I was such an annoying child. Well in truth I was deeply curious and wanted to know WHY to everything. In fact, when I was around 3, long car trips with me would annoy my parents so much, they would bring along those jujyfruit candies. They were chewy and long-lasting, making it difficult for me to talk. Today I don’t know whether to laugh or cry over that.
It’s just Who I Was.
So the questions continued until I had heard “Oh Victoria you…” (fill in the blank) enough times that many of my bubbles and observations became an inward experience.
The questions, however, didn’t slow down.
I can remember wondering why my daddy had to spend all day doing things he hated. Why did he have to be gone so many hours of the day? And what was this “retirement” I kept hearing him talk about, hearing enough that I learned this “retirement” thing would bring him relief and happiness.
Why couldn’t he have retirement now, I wondered.
And why did we have to pay to eat? And have a house? And keep ourselves warm? Why? I didn’t get it. (Thankfully I was never forced to go to church, thanks to a dad who despised religion and saw the hypocrisy of it or else I would have had some very strong thoughts on that deal – even as a young child). And why did I have to sit at a desk and memorize things I ended up forgetting? (However, I learned the desk could be used as a nice place to nap.) And why oh why did I have to get these shots to make me healthy? I thought someone had told me God gave me an immune system to keep me healthy.
I can remember one moment in my teen years when I finally burst out, “Screw this! Life is supposed to be EASY!” I was young but I KNEW it in every cell of my body that I was speaking a profound truth.
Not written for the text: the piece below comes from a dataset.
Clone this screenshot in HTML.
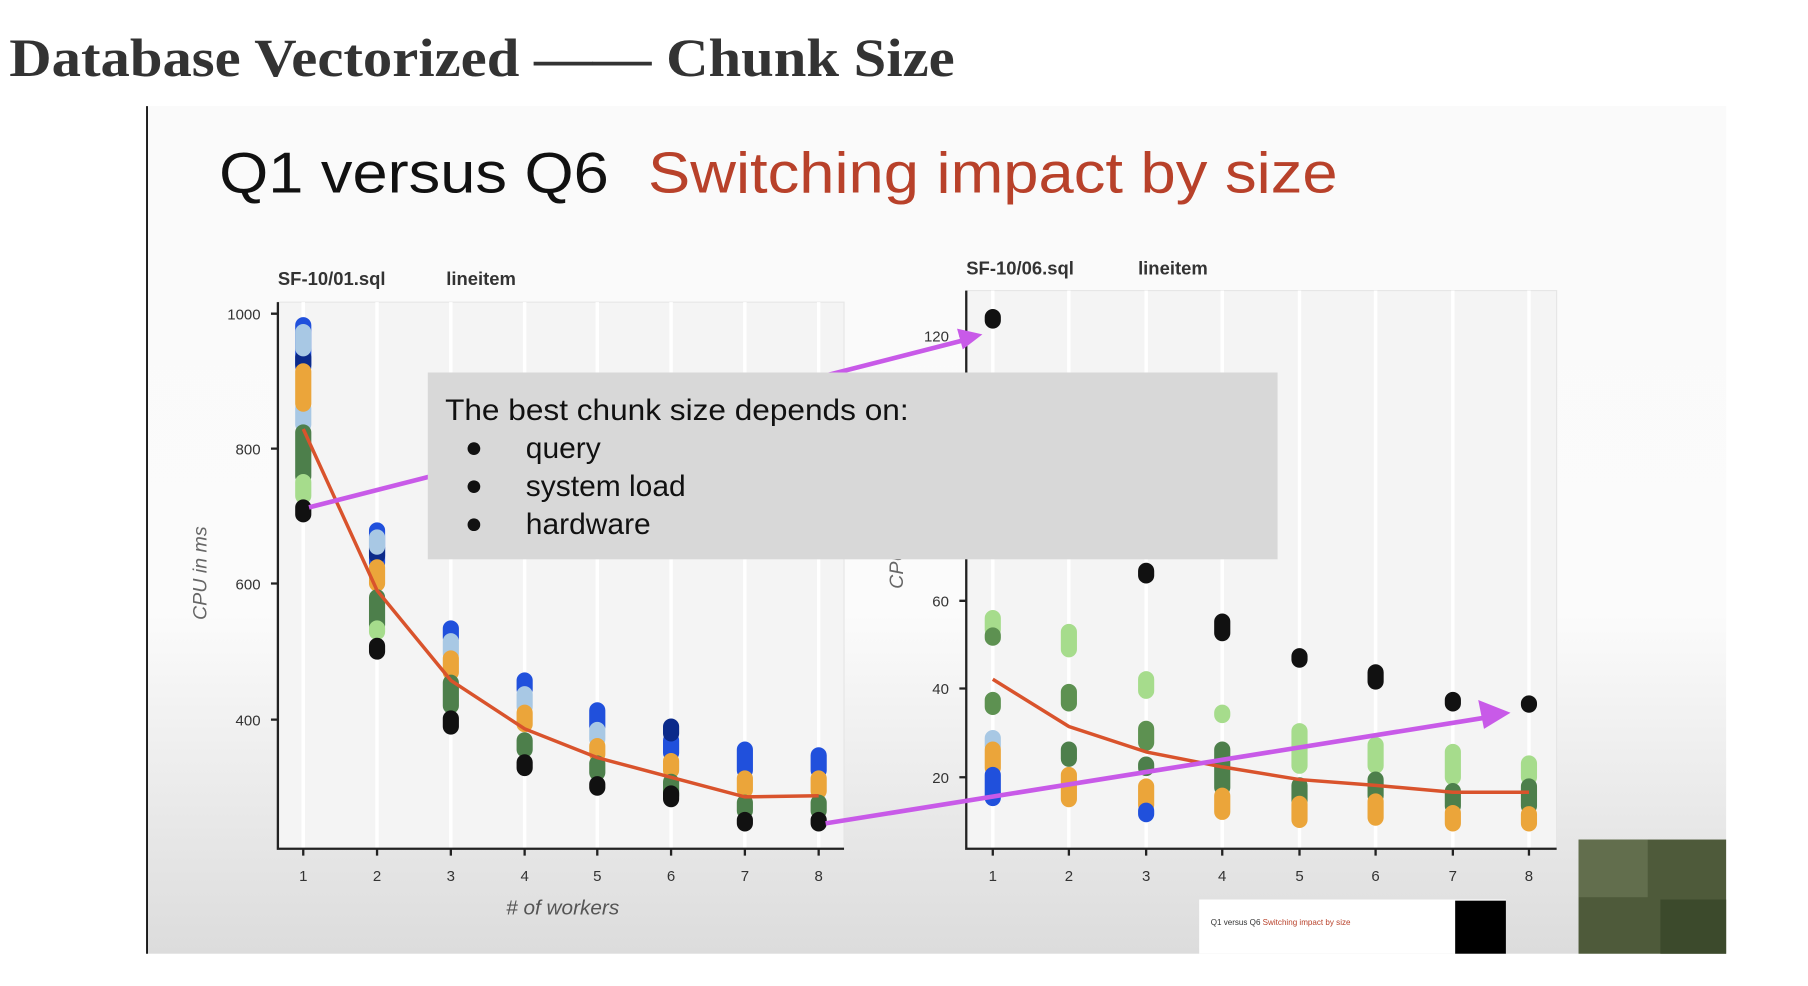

That earned me, uh, zero support. lol Just more looks. (Yes, I do drink a special kind of kool-aid.)
The questions kept coming until I exited the public school system. Oh so thankful the indoctrination didn’t silence my curiosity or my mouth.
It was in my mid-20’s when the visions began to accompany the questions.
A way of living that was, easy. E A S Y.
Tribal living. Technology that kept us off the grid.
We grew our own foods.
There was no money and no need for it.
We were vibrant and healthy.
We had healers.
And yehaw, some of us could fly and travel anywhere we wanted – IN OUR OWN BODIES. Or with flying cars.
Governments? Didn’t see any of that.
War? Nope. No need (see the above).
It wasn’t as though there weren’t problems or challenges. There were. However, they were solvable ~ with little effort. (Remove the middle man, bot drama and laws that violate our Sovereignty and solutions are easy to employ.)
At the time I was both excited and perplexed. It felt so familiar to my body, I knew I was not only seeing the future but also the past.
However, I was also perplexed because, still only in my 20’s, looking around at the outer world, such a way of life seemed impossible.
Today, I obviously hold an altogether different perception.
This way of living is not only possible but an absolute.
For we learn NOTHING useful when we struggle. When we suffer. When we get sick.
This is why I get annoyed as anything at some of the Spiritual Community who fall for the trap of “suffering is necessary for growth.”
Much of human suffering is unnecessary for it is caused by the very systems of darkness that create it to begin with. Disease. Poverty. Divide and conquer. Indoctrination of lies in our schools and churches. GMO’s. Chemtrails. Pollution in our water and foods and air. And lastly, the strands of DNA that geneticists like to call “junk dna” which of course as we know by now were really turned off and altered by off-world beings who robbed us of our way of Being and put in things like the cancer cells and viruses and gave us their lovely reptilian brain and blah blah blah. You all know the story.
Remove ALL of this darkness and restore us to Sovereignty and Health and Tribal Living and you will eliminate almost every bit of suffering.
And hey, isn’t that a much better way to Live as Christ Conscious Beings?
So those in the Spiritual Community, you can go ahead and let yourselves suffer away, thinking you are somehow advancing and learning.
I myself prefer to have the damn Truth of Who I Am fully returned and the freedom and means to live as I outlined above with my Tribe.
Without intrusion or hassle.
A life where pushing the “Easy” button is not just some annoying commercial but a Reality.